Mailman – retention is a big question across all industries. For teaching, people want to work for a system that is going forward, that people in charge are building a team around them.

Clancey – start with positive school culture. We have seen that in this administration. In this SC, best contract in 20 years.

Novick – relationship with union is deliberately built, comprehensive support of schools across the district. (She had something else that I missed)

Binienda – on first day, brought everybody together. Everyone with same goal.

Q – remote learning and the pandemic. Wraparound coordinators, how else to respond?

Novick: first, acknowledging that they existed. Making sure that we had sufficient staff, over the past year using community partners. Wraparound partners referring people to mental health supports in the community. Current staff keeping tabs on kids. Sometimes it’s not a teacher, sometimes it’s someone else, more of those “someone elses” are a good thing.

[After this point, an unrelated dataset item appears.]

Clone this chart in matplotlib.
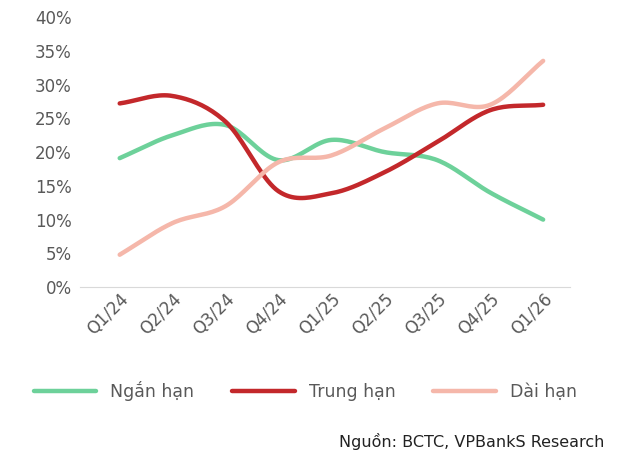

Binienda: SELs should be part of the curriculum. Now that we have staff – focus back on academics, along with integrated SEL.

Mailman: it’s not about academics or SEL – it’s about both, it’s about supporting kids. I don’t see this as OR, see it as BOTH every day in school.

Clancey: we are creating a climate and culture – having community agencies to help staff – she has brought this up to previous admin, it’s taken this admin to get it done

Novick: you need to meet kid’s basic needs before they can larn – this is why we feed them, have clothes, laundry, sel is like this.

Q: is WPS doing enough to serve increasingly diverse student body?

Novick – we can always do more, Student Opportunity Act is helping. Make sure staff is reflective, family/community engagement directors added.

Clancey: getting there, need staff that reflects student body. Look at addl resources for special ed students. People in front of students that reflect them. Huge difference in student morale.

Binienda – has put washing machines in schools, clothing, college tours, babysitting, has done this. WPS has done a great job in the past and still doing a great job.

Mailman: in so many areas, we have been behind the 8 ball. Some of it funding – some of it leadership and structure. Rethinking how we are supporting the district.

Clancey: we need to be intentional in hiring. We are making huge improvements to chief equity office.

Q: SC salaries to be the same as CC

Mailman: hoped you were going to ask this. In this city we don’t look at hard qs – I didn’t say that the SC should be doubled – it should NOT be 50%. CC would rather not talk about it.

Clancey as a single mom, should want it – but happy with compensation as is.

Novick – most SCs in MA are not paid at all. Pay determines who gets to do this. She started this as a stay-at-home mom. If we believe in it, we should put money behind it.

Binienda feels that all the money should go to kids.

Mailman talks about this as an equity issue.

Q about how you differentiate yourself

Mailman: community relationships, familiarity with vocational education. Jermoh Kamara brings a different perspective than she does, everyone brings something.

Binienda is the only one who has been a teacher, asst principal, principal, superintendent. SHE HAS POSITIVELY THE LIVES OF THOUSANDS OF STUDENT

Clancey is active in schools but also an educator in this district and 30 others. Works well with all of her colleagues. As Tracy said, we all work together well.

Novick: EMBRACES HER IDENTITY AS A WONK. I do budget and policy as my full-time job. I know what I know because of Worcester and serving on school committee. This is what I now do for work. Appreciates that colleagues and admin find her valuable. In this spring, third child will graduate high school.

Closing

Novick: joy from incumbents because we’ve been able to get things done, we are not putting out fires because we have a strong administration. Current super said she wouldn’t be putting out fires because she would make sure they wouldn’t get set. Only three more years of Student Opportunity Act – pick wisely!

Clancey: builds consensus to get things done. Kids in schools, educator in schools on a daily basis.

Binienda – was a student in the WPS, her daughter is a graduate of Doherty. Spent time in Boston on SOA. She is a lifetime public servant.